One of the last sentences in Persepolis is "freedom always has a price." First, establish the extent to which you feel you are free in your life. Then, draw on at least two texts to comment on the price of that freedom. Possible things to think about include (but are not limited to):

  • Do you agree with how these texts characterize the price?
  • Is it worth it in your view?
  • Could we preserve the freedoms you've identified without such a steep price?

A CIE Character Runs for Office

NOTE: The extremely cool and creative essay idea below was by student Alex Kolb in Professor Aipperspach's CIE class this fall!

Choose a "character" (inclusive of authors or person in a text) from one of the texts that we have read in CIE to run for president in the 2024 election. Consider how this person would lead the country. What values do they have? What personal qualities would they bring? How would their decisions affect the nation - positively or negatively? Would their leadership be beneficial, harmful, or a mix of both? Use citations and specific references to CIE texts to support your claim.

A Struggle with Abrahamic Faith

Ta-Nehisi Coates, Vine Deloria, Marjane Satrapi, and Charles Darwin all have encounters that challenge any would-be faith in one of the Abrahamic religions in their environment. Expand upon one of these struggles, drawing upon quotes from the text. From what you understand, how would each of the panelists at the CIE interfaith panel respond to their struggle? You may even want to email one of the panelists! Then, once you have established that response, tie it all together with an empathetic response to the author, either affirming that their life experience precludes faith in these religions, or passing on the wisdom from the interfaith panel in your own words.

Generalizations About Race in The US

This essay topic basically hits up all of the Ursinus open questions simultaneously.

In Between The World And Me, Ta-Nehisi Coats makes generalizations about race at some points of the text, but at other points, he also explains the specificity of individual experiences of being both White (e.g. "The new people were something else before they were white - Catholic, Corsican, Welsh, Mennonite, Jewish" (Pg. 7)) and Black ("I saw everything I knew of my black self multiplied out into seemingly endless variations [in The Yard at Howard]" (Pg. 40)). Conversely, in class, we talked about how, in spite of these variations, there are things that are appropriately generalizable to all of the members in one such "group," like the fact that people with darker skin tones are much more likely to experience discrimination and harrassing behavior, as in this video, due to the legacy of slavery in the US.

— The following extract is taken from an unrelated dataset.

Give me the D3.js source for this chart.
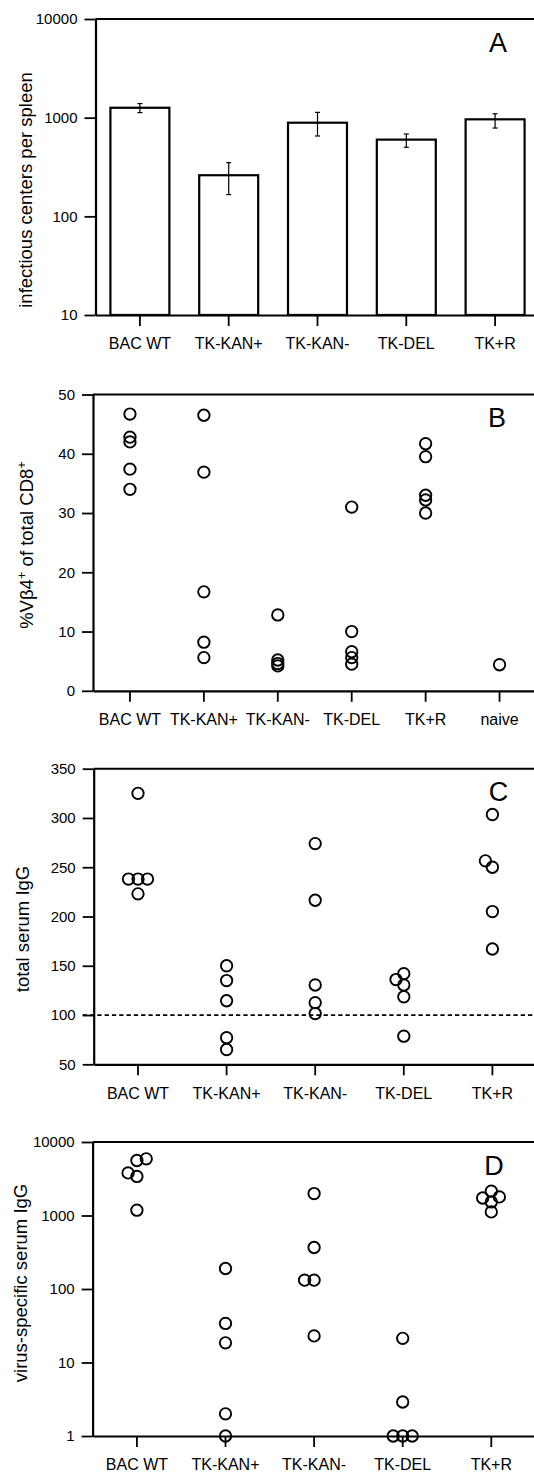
<!DOCTYPE html>
<html>
<head>
<meta charset="utf-8">
<script src="https://cdn.jsdelivr.net/npm/d3@7"></script>
<style>
    html, body { margin: 0; padding: 0; background: #fff; }
    text { font-family: "Liberation Sans", Arial, Helvetica, sans-serif; fill: #000; }
</style>
</head>
<body>
<div id="chart"></div>
<script>
// ---- data ----
const strains = ["BAC WT", "TK-KAN+", "TK-KAN-", "TK-DEL", "TK+R"];
const strainsWithNaive = ["BAC WT", "TK-KAN+", "TK-KAN-", "TK-DEL", "TK+R", "naive"];

// A: infectious centers per spleen (mean, error bar low / high)
const icMean = [1260, 261, 889, 599, 962];
const icLow = [1125, 166, 652, 501, 785];
const icHigh = [1390, 350, 1132, 683, 1096];
const icTicks = [10, 100, 1000, 10000];

// B: %Vb4+ of total CD8+ per mouse
const vb4Percent = [
    [46.7, 42.8, 42.0, 37.4, 34.0],
    [46.5, 36.9, 16.7, 8.2, 5.6],
    [12.8, 5.2, 4.6, 4.2],
    [31.0, 10.0, 6.6, 5.6, 4.5],
    [41.7, 39.5, 33.0, 32.2, 30.0],
    [4.4]
];
const vb4Ticks = [0, 10, 20, 30, 40, 50];

// C: total serum IgG per mouse
const totalIgG = [
    [325, 238, 238, 238, 223],
    [150, 135, 114.5, 77, 65],
    [274, 216.5, 130.5, 112.5, 101.5],
    [142, 136, 130.5, 118.5, 78.5],
    [303.5, 256.5, 250, 205, 167]
];
const totalIgGTicks = [50, 100, 150, 200, 250, 300, 350];
const totalIgGRef = 100;

// D: virus-specific serum IgG per mouse
const virusIgG = [
    [5900, 5600, 3800, 3400, 1180],
    [190, 34, 18.5, 2.0, 1.0],
    [1990, 367, 132, 132, 23],
    [21.3, 2.9, 1.0, 1.0, 1.0],
    [2140, 1790, 1730, 1530, 1120]
];
const virusIgGTicks = [1, 10, 100, 1000, 10000];

// ---- layout ----
const width = 534, height = 1474;
const tickLen = 11;
const dotR = 5.7;

const svg = d3.select("#chart").append("svg")
    .attr("width", width)
    .attr("height", height);

svg.append("rect").attr("width", width).attr("height", height).attr("fill", "#fff");

// Each panel: left axis x, plot width, top/bottom y, letter placement
function frame(cfg, yScale, yTicks, xScale) {
    let g = svg.append("g");

    // top border line
    g.append("line")
        .attr("x1", cfg.left).attr("x2", cfg.left + cfg.width)
        .attr("y1", cfg.top).attr("y2", cfg.top)
        .attr("stroke", "#000").attr("stroke-width", 2);

    let yAxis = g.append("g")
        .attr("transform", "translate(" + cfg.left + ",0)")
        .call(d3.axisLeft(yScale)
            .tickValues(yTicks)
            .tickFormat(d3.format("d"))
            .tickSize(tickLen)
            .tickSizeOuter(0)
            .tickPadding(7));

    let xAxis = g.append("g")
        .attr("transform", "translate(0," + cfg.bottom + ")")
        .call(d3.axisBottom(xScale)
            .tickSize(tickLen)
            .tickSizeOuter(0)
            .tickPadding(12));

    [yAxis, xAxis].forEach(ax => {
        ax.select(".domain").attr("stroke-width", 2.2);
        ax.selectAll(".tick line").attr("stroke-width", 1.8);
    });
    yAxis.selectAll("text").style("font-size", "15px");
    xAxis.selectAll("text").style("font-size", "16px");

    // panel letter
    g.append("text")
        .attr("x", cfg.letterX)
        .attr("y", cfg.top + 32.5)
        .attr("text-anchor", "middle")
        .style("font-size", "27px")
        .text(cfg.letter);

    return g;
}

function yTitle(g, x, y, parts) {
    let t = g.append("text")
        .attr("transform", "translate(" + x + "," + y + ") rotate(-90)")
        .attr("text-anchor", "middle")
        .style("font-size", "18.5px");
    let shift = 0;
    parts.forEach(p => {
        let target = p.sup ? -7 : 0;
        let span = t.append("tspan").attr("dy", target - shift).text(p.text);
        if (p.sup) span.style("font-size", "13px");
        shift = target;
    });
}

// Lays points of one group side by side when they collide, bottom point first
function dodge(values, y, minDist) {
    let pts = values.map(v => ({v: v, y: y(v), x: 0})).sort((a, b) => b.y - a.y);
    let placed = [];
    let lastSide = 1;
    pts.forEach(p => {
        if (minDist > 0) {
            let near = placed.filter(q => Math.abs(q.y - p.y) < minDist);
            let cands = [0];
            near.forEach(q => {
                let dx = Math.sqrt(minDist * minDist - (q.y - p.y) * (q.y - p.y));
                cands.push(q.x - dx, q.x + dx);
            });
            let ok = cands.filter(c => near.every(q => Math.hypot(q.x - c, q.y - p.y) >= minDist - 1e-6));
            ok.sort((a, b) => Math.abs(a) - Math.abs(b) || (a - b) * lastSide);
            p.x = ok[0];
            if (p.x !== 0) lastSide = Math.sign(p.x);
        }
        placed.push(p);
    });
    return pts;
}

function dots(g, groups, cats, xScale, yScale, minDist) {
    let flat = [];
    groups.forEach((vals, i) => {
        let cx = xScale(cats[i]) + xScale.bandwidth() / 2;
        dodge(vals, yScale, minDist).forEach(p => flat.push({cx: cx + p.x, cy: p.y}));
    });
    g.selectAll("circle.dot")
        .data(flat)
        .join("circle")
        .attr("class", "dot")
        .attr("cx", d => d.cx)
        .attr("cy", d => d.cy)
        .attr("r", dotR)
        .attr("fill", "none")
        .attr("stroke", "#000")
        .attr("stroke-width", 1.9);
}

// ---- A: bars with error bars ----
{
    let cfg = {left: 95.5, width: 444, top: 19, bottom: 315, letter: "A", letterX: 498};
    let x = d3.scaleBand().domain(strains).range([cfg.left, cfg.left + cfg.width])
        .paddingInner(0.336).paddingOuter(0.168);
    let y = d3.scaleLog().domain([10, 10000]).range([cfg.bottom, cfg.top]);

    let g = svg.append("g");
    let rows = strains.map((s, i) => ({s: s, mean: icMean[i], lo: icLow[i], hi: icHigh[i]}));

    g.selectAll("rect.bar")
        .data(rows)
        .join("rect")
        .attr("class", "bar")
        .attr("x", d => x(d.s))
        .attr("width", x.bandwidth())
        .attr("y", d => y(d.mean))
        .attr("height", d => y(10) - y(d.mean))
        .attr("fill", "#fff")
        .attr("stroke", "#000")
        .attr("stroke-width", 2.2);

    let err = g.selectAll("g.err")
        .data(rows)
        .join("g")
        .attr("class", "err")
        .attr("transform", d => "translate(" + (x(d.s) + x.bandwidth() / 2) + ",0)")
        .attr("stroke", "#000")
        .attr("stroke-width", 1.2);
    err.append("line").attr("y1", d => y(d.hi)).attr("y2", d => y(d.lo));
    err.append("line").attr("x1", -2.5).attr("x2", 2.5).attr("y1", d => y(d.hi)).attr("y2", d => y(d.hi));
    err.append("line").attr("x1", -2.5).attr("x2", 2.5).attr("y1", d => y(d.lo)).attr("y2", d => y(d.lo));

    let f = frame(cfg, y, icTicks, x);
    yTitle(f, 32, 190, [{text: "infectious centers per spleen"}]);
}

// ---- B: %Vb4+ scatter ----
{
    let cfg = {left: 93, width: 443.5, top: 394.5, bottom: 690.8, letter: "B", letterX: 497};
    let x = d3.scaleBand().domain(strainsWithNaive).range([cfg.left, cfg.left + cfg.width]);
    let y = d3.scaleLinear().domain([0, 50]).range([cfg.bottom, cfg.top]);
    let f = frame(cfg, y, vb4Ticks, x);
    dots(f, vb4Percent, strainsWithNaive, x, y, 0);
    yTitle(f, 33, 545, [
        {text: "%V\u03b24"}, {text: "+", sup: true},
        {text: " of total CD8"}, {text: "+", sup: true}
    ]);
}

// ---- C: total serum IgG ----
{
    let cfg = {left: 93.7, width: 443, top: 768.7, bottom: 1064.3, letter: "C", letterX: 498.5};
    let x = d3.scaleBand().domain(strains).range([cfg.left, cfg.left + cfg.width]);
    let y = d3.scaleLinear().domain([50, 350]).range([cfg.bottom, cfg.top]);
    let f = frame(cfg, y, totalIgGTicks, x);

    f.append("line")
        .attr("x1", cfg.left - tickLen).attr("x2", cfg.left + cfg.width)
        .attr("y1", y(totalIgGRef)).attr("y2", y(totalIgGRef))
        .attr("stroke", "#000")
        .attr("stroke-width", 1.8)
        .attr("stroke-dasharray", "4.3,3");

    dots(f, totalIgG, strains, x, y, 9.5);
    yTitle(f, 29, 929, [{text: "total serum IgG"}]);
}

// ---- D: virus-specific serum IgG ----
{
    let cfg = {left: 92.6, width: 443, top: 1142, bottom: 1436, letter: "D", letterX: 494};
    let x = d3.scaleBand().domain(strains).range([cfg.left, cfg.left + cfg.width]);
    let y = d3.scaleLog().domain([1, 10000]).range([cfg.bottom, cfg.top]);
    let f = frame(cfg, y, virusIgGTicks, x);
    dots(f, virusIgG, strains, x, y, 9.5);
    yTitle(f, 27, 1283, [{text: "virus-specific serum IgG"}]);
}
</script>
</body>
</html>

Clearly, though, there is a tension between understanding specific identities and variations and generalizing experiences to a simple dichotomy of "Black or not," and the "correct" answer (if there is one) is probably somewhere in between. To what extent can we generalize notions of "White" and "Black" in the US, and how might this help us to understand what we need to do to improve racial harmony beyond its current state? Draw upon moments where you feel Coates generalizes and specifies appropriately, and moments where you think he does not, and synthesize your own understanding of how we ought to live together with this understanding.